Owing to the risk of graft-related complications and rupture after EVAR, regular imaging follow-up has been regarded as mandatory. Current recommendations regarding regular follow-up suggest up to five CT examinations during the first postoperative year . Despite clear guidelines, follow-up routines vary significantly between centres .
Current recommendations regarding screening, planning treatment and follow-up of patients with AAA are summarised in Figure 2.
Figure 2. Non-invasive imaging techniques in different AAA settings.
AAA: abdominal aortic aneurysm; DUS: duplex ultrasound; CTA: computed tomography angiography; MRA: magnetic resonance angiography
Utility of positron emission tomography-computed tomography
18F-fluorodeoxyglucose (18F-FDG) positron emission tomography-computed tomography (PET-CT) localises and quantifies metabolic activity of cells, including inflammatory cells, and is a complementary imaging method for the diagnosis and follow-up of aortic pathologies associated with inflammatory aneurysm, aortic infection, infected prostheses and stent grafts [1,19] .

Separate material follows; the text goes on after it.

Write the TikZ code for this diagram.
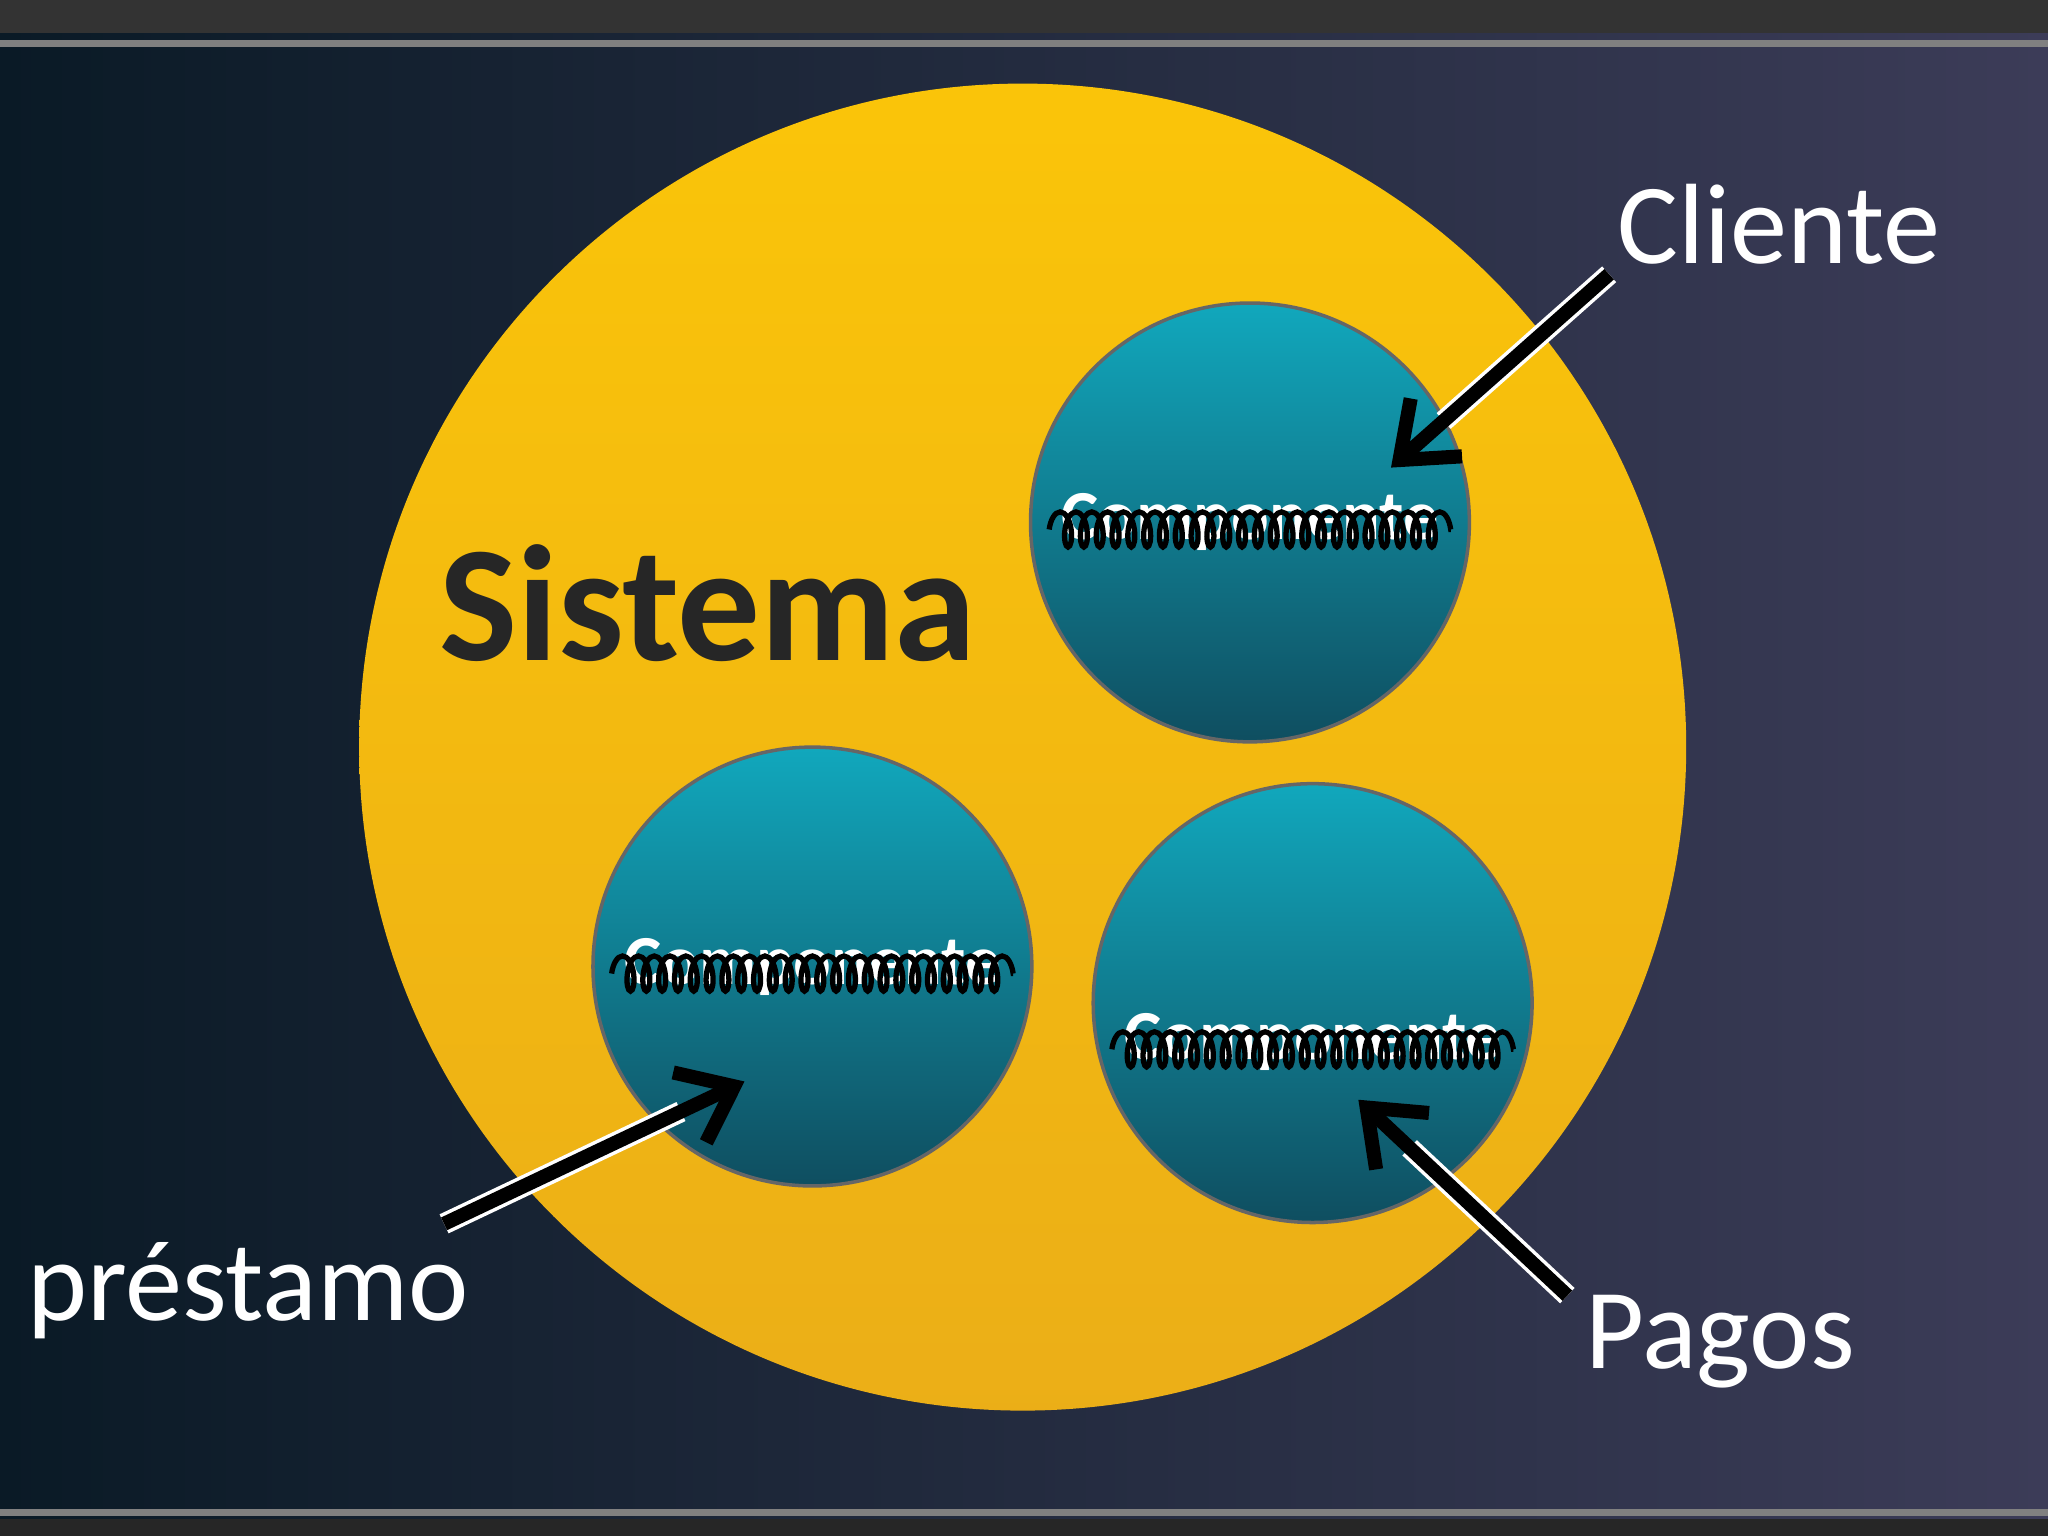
\documentclass[tikz,border=0pt]{standalone}
\usepackage{fontspec}
\setmainfont{Carlito}
\usetikzlibrary{decorations.pathmorphing,shadings,arrows.meta}
\definecolor{bgA}{RGB}{10,26,38}
\definecolor{bgB}{RGB}{60,60,88}
\definecolor{gold}{RGB}{250,190,10}
\definecolor{teal}{RGB}{25,130,160}
\tikzset{
 comp/.style={circle,minimum size=336*0.01306cm,draw=black!60,line width=1pt,top color=teal!70!cyan,bottom color=teal!60!black},
 lbl/.style={text=white,font=\fontsize{32.5}{38}\selectfont},
 compt/.style={text=white,font=\bfseries\fontsize{20}{24}\selectfont},
 arr/.style={-{Straight Barb[length=14pt,width=22pt]},line width=4pt},
}
\begin{document}
\begin{tikzpicture}[x=0.01306cm,y=-0.01306cm]
\useasboundingbox (0,0) rectangle (1568,1176);
\shade[left color=bgA,right color=bgB] (0,0) rectangle (1568,1176);
\fill[black!80] (0,0) rectangle (1568,25);
\draw[gray,line width=2pt] (0,33) -- (1568,33);
\draw[gray,line width=2pt] (0,1158) -- (1568,1158);
\fill[black!85] (0,1163) rectangle (1568,1176);
\node[circle,minimum size=1016*0.01306cm,top color=gold!90!yellow,bottom color=gold!75!brown,draw=none] (sys) at (783,572) {};
\node[font=\bfseries\fontsize{47}{54}\selectfont,text=black!85] (st) at (542,462) {Sistema};
\node[comp] (c1) at (957,400) {};
\node[comp] (c2) at (622,740) {};
\node[comp] (c3) at (1005,768) {};
\foreach \c/\dy in {c1/0,c2/0,c3/30}{
 \node[compt] (\c t) at ([yshift=-\dy*0.01306cm]\c.center) {Componente};
 \draw[black,line width=1.5pt,decorate,decoration={coil,segment length=4.5pt,amplitude=5pt,aspect=0.4}] ([yshift=-2pt]\c t.west) -- ([yshift=-2pt]\c t.east);
}
\node[lbl] (cl) at (1362,172) {Cliente};
\node[lbl] (pa) at (1317,1027) {Pagos};
\node[lbl] (pr) at (190,988) {préstamo};
\coordinate (a1) at (1232,210); \coordinate (b1) at (1065,358);
\coordinate (a2) at (340,937); \coordinate (b2) at (570,828);
\coordinate (a3) at (1200,992); \coordinate (b3) at (1040,842);
\foreach \a/\b in {a1/b1,a2/b2,a3/b3}{
 \draw[white,line width=6pt,shorten >=20pt] (\a) -- (\b);
 \draw[arr,black] (\a) -- (\b);
}
\end{tikzpicture}
\end{document}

For low-grade graft infection, CT has less accuracy. 18F-FDG PET-CT scanning is a reliable non-invasive imaging modality for the diagnosis and follow-up of prosthetic infection with a sensitivity of 77-93% and a specificity of 70-89% .
Imaging of ruptured AAA
Emergency room ultrasound may be useful in identifying the presence of an AAA; however, its sensitivity to detect retroperitoneal haemorrhage is low. As a result, ultrasound cannot be used to identify a leak, but the presence of an AAA in an unstable patient is very suggestive of a ruptured AAA (rAAA). In the endovascular era, another drawback of ultrasound is that it lacks information about anatomical suitability for EVAR. Therefore, an immediate CTA as the key imaging modality advocated for all patients with suspected rAAA . If, however, the patient is not stable enough for a CT scan, he or she should be transported directly to the operating room for emergency surgery.
In haemodynamically stable patients with a suspected ruptured AAA, prompt thoracoabdominal CTA is recommended as the imaging modality of choice (Class I, Level B) 
Ultrasonography has rapidly evolved into a cost-effective approach for aneurysm screening while computed tomography is the method of choice when considering a potential therapeutic intervention and for follow-up after AAA repair. The usefulness of magnetic resonance in AAA is limited. Digital angiography has been replaced by CT and its use is reserved for therapeutic purposes. The proper use of each of the imaging techniques allows adequate monitoring and treatment of patients with AAA. However, many challenges still exist in AAA imaging, among which is the inability to accurately identify rupture-prone AAAs.